Embouchant la même trompette, Dr Moussa Diop déclare : ‘’Ces querelles se comprennent. L’APR est dans une phase de recomposition. Certains se disent que Macky ne peut passer pour 2024 et ils essaient de se positionner pour la succession. Chacun veut montrer son engagement et chercher à être dans les bonnes grâces du PR, après avoir disparu au plus fort de la crise’’. Pour lui, tout ceci est la résultante d’un Etat très patrimonial, où l’accès à certains privilèges est facilité par l’appartenance au camp du pouvoir. ‘’Nous assistons à une redistribution des fonds ; des soutiens politiques qu’on classe, qu’on case à des postes clés pour continuer à renforcer leur base. Pour ce qui est de La DER, il faut constater que= c’est beaucoup d’argent, pour très peu de résultats. Les emplois promis, on ne les voit pas encore. Donc chacun essaie de repositionner, en désignant le bouc émissaire parfait : c’est-à-dire la DER.’’. Selon lui, ce qu’il faut pour une prise en charge correcte de l’emploi, c’est un changement de paradigme. ‘’Le paradigme qui doit prévaloir c’est de mettre le citoyen au centre. Voilà ce qu’on attend des dirigeants. Toute cette frustration qu’on voit, c’est parce que les citoyens ont le sentiment que les politiciens ne font que se servir. Il faut faire de la politique dans le sens de servir. Il faut des résultats. Ce n’est malheureusement pas toujours le cas’’.  

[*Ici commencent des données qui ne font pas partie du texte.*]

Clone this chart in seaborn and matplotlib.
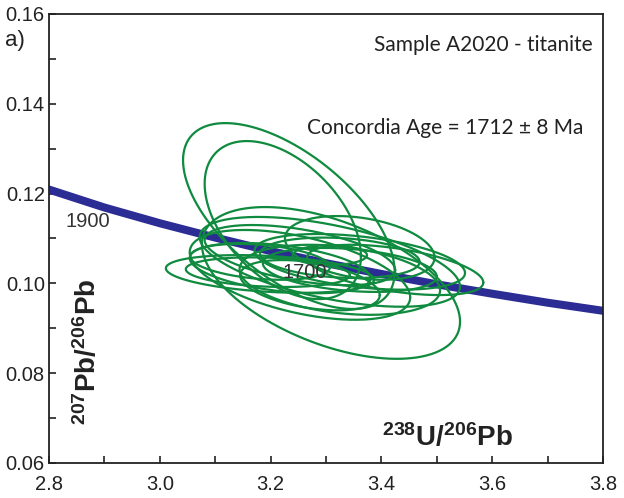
import numpy as np
import pandas as pd
import matplotlib
matplotlib.use('Agg')
import matplotlib.pyplot as plt
import seaborn as sns

# concordia curve (Tera-Wasserburg)
conc_x = [2.8, 2.9, 3.0, 3.1, 3.2, 3.3, 3.4, 3.5, 3.6, 3.7, 3.8]
conc_y = [0.1209, 0.1169, 0.1134, 0.1102, 0.1072, 0.1045, 0.1021, 0.0998, 0.0977, 0.0957, 0.0939]

# age labels on the concordia
age_labels = ['1900', '1700']
age_x = [2.829, 3.222]
age_y = [0.1137, 0.1025]

# error ellipses: centre, half widths, correlation
ell_cx = [3.233, 3.222, 3.199, 3.195, 3.253, 3.307, 3.309, 3.253, 3.361,
          3.425, 3.307, 3.325, 3.181, 3.361, 3.271, 3.217, 3.325, 3.343]
ell_cy = [0.1150, 0.1141, 0.1021, 0.1025, 0.1063, 0.1048, 0.1001, 0.1019, 0.1048,
          0.1030, 0.1063, 0.1057, 0.1048, 0.1079, 0.0996, 0.1034, 0.1008, 0.1030]
ell_sx = [0.191, 0.141, 0.188, 0.148, 0.172, 0.235, 0.233, 0.199, 0.190,
          0.159, 0.067, 0.144, 0.126, 0.135, 0.126, 0.163, 0.181, 0.157]
ell_sy = [0.0207, 0.0176, 0.0042, 0.0033, 0.0067, 0.0100, 0.0169, 0.0100, 0.0062,
          0.0056, 0.0022, 0.0045, 0.0040, 0.0071, 0.0056, 0.0056, 0.0078, 0.0049]
ell_rho = [-0.60, -0.46, -0.30, -0.20, -0.50, -0.55, -0.51, -0.50, -0.40,
           -0.50, 0.00, -0.20, -0.30, -0.30, -0.40, -0.40, -0.30, -0.30]

# outline of each ellipse
t = np.linspace(0, 2 * np.pi, 241)
rows = []
for i in range(len(ell_cx)):
    ex = ell_cx[i] + ell_sx[i] * np.cos(t)
    ey = ell_cy[i] + ell_sy[i] * (ell_rho[i] * np.cos(t) + np.sqrt(1 - ell_rho[i] ** 2) * np.sin(t))
    rows.append(pd.DataFrame({'x': ex, 'y': ey, 'id': i}))
ellipses = pd.concat(rows, ignore_index=True)
concordia = pd.DataFrame({'x': conc_x, 'y': conc_y})

sns.set_theme(style='ticks')
plt.rcParams['font.family'] = ['Liberation Sans', 'DejaVu Sans']
plt.rcParams['mathtext.default'] = 'regular'

fig = plt.figure(figsize=(6.24, 4.98), dpi=100)
ax = fig.add_axes([0.0785, 0.0703, 0.8878, 0.9016])

sns.lineplot(data=concordia, x='x', y='y', sort=False, color='#2c2d94',
             linewidth=5.8, ax=ax, zorder=2)
sns.lineplot(data=ellipses, x='x', y='y', units='id', estimator=None, sort=False,
             color='#0f8a3e', linewidth=1.6, ax=ax, zorder=3)

for lab, lx, ly in zip(age_labels, age_x, age_y):
    ax.text(lx, ly, lab, fontsize=14.5, color='#333333', ha='left', va='center', zorder=4)

ax.text(3.782, 0.1531, 'Sample A2020 - titanite', fontsize=15, family='Lato',
        color='#222222', ha='right', va='center')
ax.text(3.764, 0.1346, 'Concordia Age = 1712 \u00b1 8 Ma', fontsize=15, family='Lato',
        color='#222222', ha='right', va='center')

# axis titles sit inside the frame
ax.text(3.519, 0.0656, r'$^{238}$U/$^{206}$Pb', fontsize=20, fontweight='bold',
        color='#222222', ha='center', va='center')
ax.text(2.870, 0.0847, r'$^{207}$Pb/$^{206}$Pb', fontsize=20, fontweight='bold',
        color='#222222', ha='center', va='center', rotation=90)
ax.set_xlabel('')
ax.set_ylabel('')

fig.text(0.008, 0.918, 'a)', fontsize=16, color='#222222', ha='left', va='center')

ax.set_xlim(2.8, 3.8)
ax.set_ylim(0.06, 0.16)
ax.set_xticks(np.arange(2.8, 3.81, 0.2))
ax.set_xticks(np.arange(2.9, 3.8, 0.2), minor=True)
ax.set_yticks(np.arange(0.06, 0.161, 0.02))
ax.set_yticks(np.arange(0.07, 0.16, 0.02), minor=True)
ax.set_xticklabels(['2.8', '3.0', '3.2', '3.4', '3.6', '3.8'])
ax.set_yticklabels(['0.06', '0.08', '0.10', '0.12', '0.14', '0.16'])
ax.tick_params(which='both', direction='in', length=5, width=1.2, color='#222222',
               labelsize=14.5, labelcolor='#222222')
ax.tick_params(axis='x', which='major', pad=9)
ax.tick_params(axis='y', which='major', pad=3)
for s in ax.spines.values():
    s.set_linewidth(1.3)
    s.set_color('#222222')

plt.savefig('out.png', dpi=100)
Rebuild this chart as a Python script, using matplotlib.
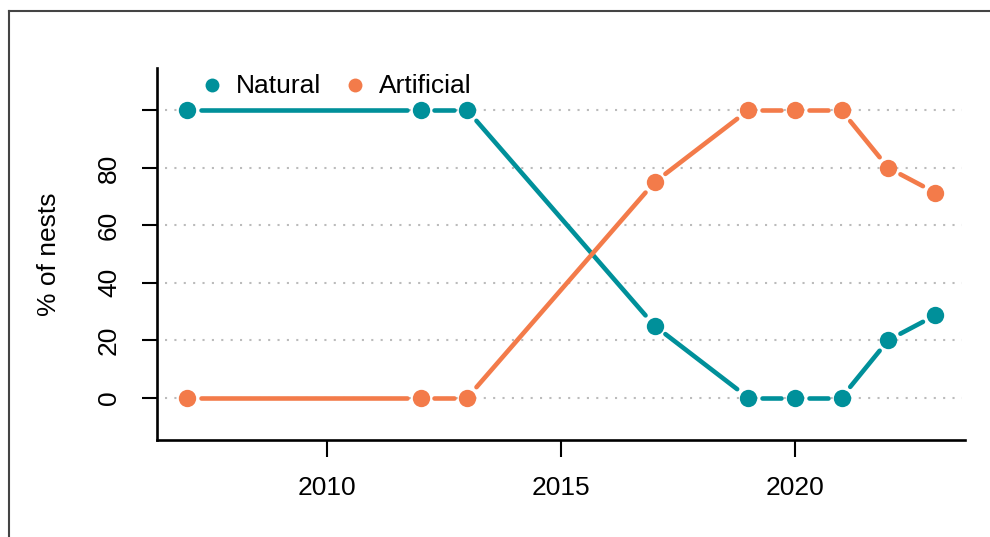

Dans la même veine, Abdoulaye Cissé dit attendre la DER sur les impacts de ses investissements. "J’entends souvent ‘j'ai distribué plus de 60 milliards’... On s'en fout de combien il a distribué, c'est notre argent qu'on lui a confié. Le problème, c’est moins de distribuer que de faire une capitalisation de l'impact réel sur l'emploi et sur l’autonomisation des couches cibles’’. Et d’ajouter dans le même sillage : ‘’Les financements, ce ne sont pas les bourses familiales. Toucher moins de personnes avec de vrais projets qui vont employer des milliers et des milliers de jeunes est plus important que de distribuer de l’argent à des centaines de milliers qui vont tous faire faillite, ou, au meilleur des cas, n'auront pour impact que de créer leur propre emploi pour la survie du quotidien’’. Pour le journaliste, l’institution gagnerait à revoir sa communication. Au lieu de mettre l’accent sur des chiffres creux, il faudrait montrer, s’il en existe, les cas de success story.  ‘’On les cherche encore les exemples de modèles de réussite financés par la DER. Il doit y en avoir, mais ce n'est jamais mis en avant dans la communication de la DER’’.